Carlos Luna

Carlos Luna

Pinar del Río, Cuba, 1969

Bio

Carlos Luna is regarded as one of the foremost contemporary Cuban artists, part of a generation of international creators who have lived and worked in the USA for the last two decades.

He has focused his artistic career on exploring several artistic mediums. In each art form he is highly original, technically sound, and constantly provocative.

Luna was born in Cuba in Pinar Del Rio province in 1969. He studied painting in San Alejandro Fine Art Academy, the National School of Art, and the Higher Institute of Art. His work evidences a long-standing interest in the vernacular culture and oral literature associated with proverbs, sayings, and riddles, incorporating dense pencil scribbles into the painting’s surface as an extension of the temporality of text into the imaginary.

These graffiti-like scrawls subvert calligraphic gestures into more stable references, using the language of painting to create a form of visual literacy, while he introduces elements of his own language into a mainstream artistic practice.
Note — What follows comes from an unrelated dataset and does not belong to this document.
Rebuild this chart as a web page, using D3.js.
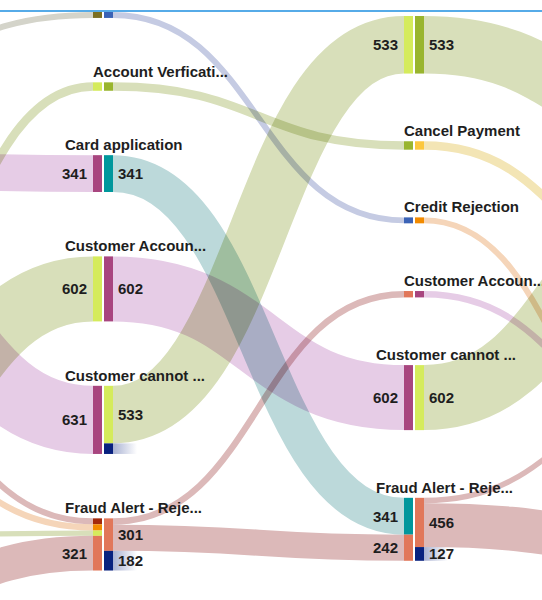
<!DOCTYPE html>
<html>
<head>
<meta charset="utf-8">
<script src="https://cdn.jsdelivr.net/npm/d3@7"></script>
<style>
  body { margin: 0; background: #fff; }
  svg { display: block; font-family: "Liberation Sans", Arial, sans-serif; }
  .name { font-size: 15px; font-weight: bold; fill: #1e1e1e; }
  .val { font-size: 15px; font-weight: bold; fill: #1e1e1e; }
</style>
</head>
<body>
<svg id="chart" width="542" height="600"></svg>
<script>
// activities per process step, top to bottom.
// steps -1 and 2 lie outside the visible panel, only their flows show
const firstStep = -1;
const stepNodes = [
  ["Address Check", "Customer Accoun...", "Card Blocked", "Credit Rejection", "Customer cannot ...", "Fraud Alert - Reje..."],
  ["Account Blocked", "Account Verficati...", "Card application", "Customer Accoun...", "Customer cannot ...", "Fraud Alert - Reje..."],
  ["Account Verficati...", "Cancel Payment", "Credit Rejection", "Customer Accoun...", "Customer cannot ...", "Fraud Alert - Reje..."],
  ["Account Verficati...", "Cancel Payment", "Customer Accoun...", "Customer cannot ...", "Fraud Alert - Reje..."]
];
const visibleSteps = [0, 1];

// [step of source, source activity, target activity (next step), cases]
const flows = [
  [-1, "Address Check", "Account Blocked", 55],
  [-1, "Customer cannot ...", "Account Verficati...", 78],
  [-1, "Customer Accoun...", "Card application", 341],
  [-1, "Customer cannot ...", "Customer Accoun...", 602],
  [-1, "Customer Accoun...", "Customer cannot ...", 631],
  [-1, "Card Blocked", "Fraud Alert - Reje...", 55],
  [-1, "Credit Rejection", "Fraud Alert - Reje...", 58],
  [-1, "Customer cannot ...", "Fraud Alert - Reje...", 49],
  [-1, "Fraud Alert - Reje...", "Fraud Alert - Reje...", 321],
  [0, "Account Blocked", "Credit Rejection", 55],
  [0, "Account Verficati...", "Cancel Payment", 78],
  [0, "Card application", "Fraud Alert - Reje...", 341],
  [0, "Customer Accoun...", "Customer cannot ...", 602],
  [0, "Customer cannot ...", "Account Verficati...", 533],
  [0, "Fraud Alert - Reje...", "Customer Accoun...", 59],
  [0, "Fraud Alert - Reje...", "Fraud Alert - Reje...", 242],
  [1, "Account Verficati...", "Account Verficati...", 533],
  [1, "Cancel Payment", "Cancel Payment", 78],
  [1, "Credit Rejection", "Fraud Alert - Reje...", 55],
  [1, "Customer Accoun...", "Customer cannot ...", 59],
  [1, "Customer cannot ...", "Account Verficati...", 602],
  [1, "Fraud Alert - Reje...", "Customer Accoun...", 50],
  [1, "Fraud Alert - Reje...", "Fraud Alert - Reje...", 406]
];

// cases that end after an activity
const exits = [
  [0, "Customer cannot ...", 98],
  [0, "Fraud Alert - Reje...", 182],
  [1, "Fraud Alert - Reje...", 127]
];

const activityColor = {
  "Address Check": "#7c6f22",
  "Account Blocked": "#3b63b6",
  "Account Verficati...": "#99b52e",
  "Card application": "#00979c",
  "Card Blocked": "#a3290c",
  "Cancel Payment": "#fcc73d",
  "Credit Rejection": "#f28b00",
  "Customer Accoun...": "#a8457f",
  "Customer cannot ...": "#d5eb5c",
  "Fraud Alert - Reje...": "#e1775a"
};
const flowColor = {
  "Address Check": "#d4d4ca",
  "Account Blocked": "#c5cbe3",
  "Account Verficati...": "#d8dfba",
  "Card application": "#bcd9da",
  "Card Blocked": "#dcb9b9",
  "Cancel Payment": "#f3e5b5",
  "Credit Rejection": "#f5d5b9",
  "Customer Accoun...": "#e6cce6",
  "Customer cannot ...": "#d8dfba",
  "Fraud Alert - Reje...": "#dcb9b9"
};
const exitColor = "#08217f";

// layout
const W = 542, H = 600, panelTop = 12;
const stepX = d3.scaleLinear().domain([0, 1]).range([103, 414]);
const thick = d3.scaleLinear().domain([0, 1000]).range([0, 108]);
const stepTop = new Map([[-1, 80], [0, 12], [1, 16], [2, 106]]);
const stepGap = new Map([[-1, 64.4], [0, 64.4], [1, 67.7], [2, 67.7]]);

const nodes = [];
const byKey = new Map();
stepNodes.forEach((names, i) => {
  const step = firstStep + i;
  names.forEach((name) => {
    const n = { step, name, ins: [], outs: [], exit: null };
    nodes.push(n);
    byKey.set(step + "|" + name, n);
  });
});

const links = flows.map(([step, from, to, value]) => {
  const l = { source: byKey.get(step + "|" + from), target: byKey.get(step + 1 + "|" + to), value };
  l.source.outs.push(l);
  l.target.ins.push(l);
  return l;
});
const exitLinks = exits.map(([step, name, value]) => {
  const l = { source: byKey.get(step + "|" + name), value };
  l.source.exit = l;
  return l;
});

// stack nodes in each step
d3.group(nodes, (d) => d.step).forEach((list, step) => {
  let y = stepTop.get(step);
  list.forEach((n) => {
    n.inSum = d3.sum(n.ins, (l) => l.value);
    n.flowSum = d3.sum(n.outs, (l) => l.value);
    n.exitSum = n.exit ? n.exit.value : 0;
    n.x = stepX(step);
    n.y0 = y;
    n.h = thick(Math.max(n.inSum, n.flowSum + n.exitSum));
    y += n.h + stepGap.get(step);
  });
});

// stack flow ends inside each node, ordered by the other end
nodes.forEach((n) => {
  let y = n.y0;
  n.outs.sort((a, b) => a.target.y0 - b.target.y0);
  n.outs.forEach((l) => {
    const w = thick(l.value);
    l.sy = y + w / 2;
    y += w;
  });
  n.outSegs = [];
  if (n.flowSum > 0) n.outSegs.push({ y: n.y0, h: thick(n.flowSum), value: n.flowSum, color: activityColor[n.name] });
  if (n.exit) {
    n.exit.y = y;
    n.outSegs.push({ y, h: thick(n.exitSum), value: n.exitSum, color: exitColor });
  }
  y = n.y0;
  n.ins.sort((a, b) => a.source.y0 - b.source.y0);
  n.inSegs = n.ins.map((l) => {
    const w = thick(l.value);
    l.ty = y + w / 2;
    const seg = { y, h: w, value: l.value, color: activityColor[l.source.name] };
    y += w;
    return seg;
  });
});

const svg = d3.select("#chart");
svg.append("rect").attr("width", W).attr("height", H).attr("fill", "#fff");

const defs = svg.append("defs");
defs.append("clipPath").attr("id", "panel")
  .append("rect").attr("x", 0).attr("y", panelTop).attr("width", W).attr("height", H - panelTop);
const grad = defs.append("linearGradient").attr("id", "exitFade");
grad.append("stop").attr("offset", "0%").attr("stop-color", exitColor).attr("stop-opacity", 0.35);
grad.append("stop").attr("offset", "100%").attr("stop-color", exitColor).attr("stop-opacity", 0);

const g = svg.append("g").attr("clip-path", "url(#panel)");
const flowG = g.append("g").style("isolation", "isolate");
flowG.append("rect").attr("width", W).attr("height", H).attr("fill", "#fff");

const linkPath = d3.linkHorizontal();
flowG.append("g")
  .selectAll("path")
  .data(links)
  .join("path")
  .attr("d", (d) => linkPath({ source: [d.source.x + 10, d.sy], target: [d.target.x - 10, d.ty] }))
  .attr("fill", "none")
  .attr("stroke", (d) => flowColor[d.source.name])
  .attr("stroke-width", (d) => thick(d.value))
  .style("mix-blend-mode", "multiply");

// fading tails for cases that stop here
flowG.append("g")
  .selectAll("rect")
  .data(exitLinks)
  .join("rect")
  .attr("x", (d) => d.source.x + 10)
  .attr("y", (d) => d.y)
  .attr("width", 24)
  .attr("height", (d) => thick(d.value))
  .attr("fill", "url(#exitFade)");

const nodeG = g.append("g")
  .selectAll("g")
  .data(nodes)
  .join("g");

nodeG.selectAll("rect.in")
  .data((d) => d.inSegs.map((s) => ({ ...s, x: d.x })))
  .join("rect")
  .attr("class", "in")
  .attr("x", (d) => d.x - 10)
  .attr("y", (d) => d.y)
  .attr("width", 9)
  .attr("height", (d) => d.h)
  .attr("fill", (d) => d.color);

nodeG.selectAll("rect.out")
  .data((d) => d.outSegs.map((s) => ({ ...s, x: d.x })))
  .join("rect")
  .attr("class", "out")
  .attr("x", (d) => d.x + 1)
  .attr("y", (d) => d.y)
  .attr("width", 9)
  .attr("height", (d) => d.h)
  .attr("fill", (d) => d.color);

// labels, only for the steps inside the panel
const minLabel = 12;
const labelG = g.append("g")
  .selectAll("g")
  .data(nodes.filter((d) => visibleSteps.includes(d.step) && d.y0 - 5 > panelTop + 8))
  .join("g");

labelG.append("text")
  .attr("class", "name")
  .attr("x", (d) => (d.h >= minLabel ? d.x - 38 : d.x - 10))
  .attr("y", (d) => d.y0 - 5)
  .text((d) => d.name);

g.append("g")
  .selectAll("text")
  .data(nodes.filter((d) => visibleSteps.includes(d.step)).flatMap((n) =>
    n.inSegs.filter((s) => s.h >= minLabel).map((s) => ({ ...s, x: n.x - 16, anchor: "end" }))
      .concat(n.outSegs.filter((s) => s.h >= minLabel).map((s) => ({ ...s, x: n.x + 15, anchor: "start" })))))
  .join("text")
  .attr("class", "val")
  .attr("text-anchor", (d) => d.anchor)
  .attr("x", (d) => d.x)
  .attr("y", (d) => d.y + d.h / 2)
  .attr("dy", "0.36em")
  .text((d) => d.value);

// panel border
svg.append("line")
  .attr("x1", 0).attr("x2", W)
  .attr("y1", 11).attr("y2", 11)
  .attr("stroke", "#1e8fe1")
  .attr("stroke-width", 1.5);
</script>
</body>
</html>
Luna left Cuba for Mexico in 1991, where his career entered a new phase of exploration and development. In that country, he felt welcome, and integrated himself into its cultural life throughout a decade. There, he connected with its finest artists and thinkers, raised a family, and continued to be involved in artistic projects.

Exile gave him a new perspective on his roots as he incorporated new materials and techniques, which both broaden and consolidated his poetic vision. It also gave him the opportunity to take his artistic vision to a global scale.

In 2002, Luna moved to USA, a personal and professional transition signaled by an important transformation in his work, which was increasingly marked by his love of vernacular poetry, a fascination for popular mythology and an engagement with silent movies, cultural heritage, personal identity, and Cuban landscapes.

His work was enthusiastically received by the American artistic community. This is attested by a number of solo exhibitions at museums in recent years including:

  • Pablo Picasso Ceramics/Carlos Luna Paintings,
  • NSU Museum of Art, Fort Lauderdale, FL
  • Museum of Latin American Art, Long Beach, CA; Frost Art Museum, Miami, FL
  • Bass Museum of Art, Miami Beach, FL
  • American University Museum, Washington, D.C.
  • Boca Raton Museum of Art; Polk Museum of Art, Lakeland, FL and
  • Susquehanna Art Museum, Harrisburg, PA.